Berg is married and lives in Heidelberg. He is a lieutenant colonel in the reserve of the German Armed Forces and since his studies a member of the KDStV Arminia Heidelberg and the Catholic student association AV Guestfalia Tübingen.

== Political career ==
Berg had been a member of the Alternative for Germany since March 2013. He was a member of the AfD Baden-Württemberg state executive committee from April 2013 to October 2014 and from July 2015 to March 2016. He was elected to the Baden-Württemberg state parliament in 2016 election with 15.9 percent of the votes in the constituency of Tuttlingen-Donaueschingen (constituency 55).  There he served as domestic policy spokesman for the AfD parliamentary group and as a member of the Committee on Home Affairs, Digitisation and Migration and the Committee on Europe and International Affairs.

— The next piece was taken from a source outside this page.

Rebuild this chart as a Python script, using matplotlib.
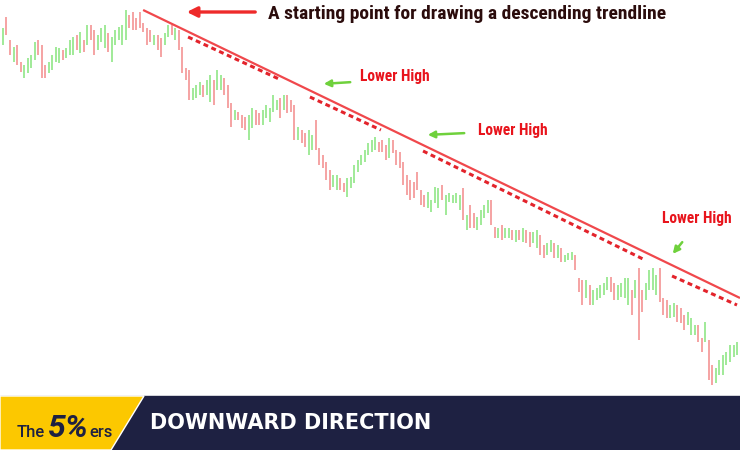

Berg was Deputy Chairman of the Board of Trustees of the Baden-Württemberg Development Cooperation Foundation (SEZ).  After his election to the European Parliament, he resigned his seat in the state parliament. Doris Senger succeeded him.

Berg was also deputy chairman of the board of the AfD-affiliated Desiderius Erasmus Foundation.

Berg was elected to the European Parliament in the 2019 European elections via the 4th place on the list of the Alternative for Germany.  There he was a member of the Identity and Democracy Group (ID) and a member of the Committee on Foreign Affairs (AFET), the Subcommittee on Human Rights (DROI), the Subcommittee on Security and Defence (SEDE) and the Delegation for relations with the Maghreb countries and the Arab Maghreb Union, including the EU-Morocco, EU-Tunisia and EU-Algeria Joint Parliamentary Committees (DMAG). Through his membership in the Committee on Foreign Affairs, he frequently participated in meetings with representatives of other countries, e.g. in October 2019 he met with the Indian Prime Minister Narendra Modi in Delhi.

In May 2021, Berg declared his resignation from the AfD and the ID faction; he criticized the resolutions of the AfD party conference of April 2021, in which, among other things, a withdrawal from the EU was demanded by Germany. In the meantime, he was a non-attached member before joining the European Conservatives and Reformists Group on 23 June 2021.

Berg has been a member of the Liberal-Conservative Reformers party from July 2021 to January 2023. Since January 2023 he is a member of the Alliance Germany party.

== Political views ==
As a member of the state parliament

One focus of his political work in the constituency was the preservation of the police headquarters in Tuttlingen, which was to be closed in 2012 as part of the evaluation of the police structural reform. In addition, he advocated for the preservation of the Tuttlingen Danube dam in the summer months. Small inquiries from Berg included illegal entries across the borders between Baden-Württemberg and Switzerland as well as France, the number of child marriages and Salafism in Germany which he described as "an acute threat to our democracy". In the 16th parliamentary term of the state parliament, he asked the second most small questions among the members of the parliament.

As a Member of the European Parliament

Berg has shown his support for Morocco as one of the partners of the Euro-Mediterranean Partnership and in general of the European Neighbourhood Policy and for the EU-Morocco Agreement. On the subject of the Syrian conflict, Berg has sharply criticized Turkey's military actions against the Kurdish population. During a debate in the European Parliament, Berg spoke of the Kurds being betrayed after they had fought ISIS for us.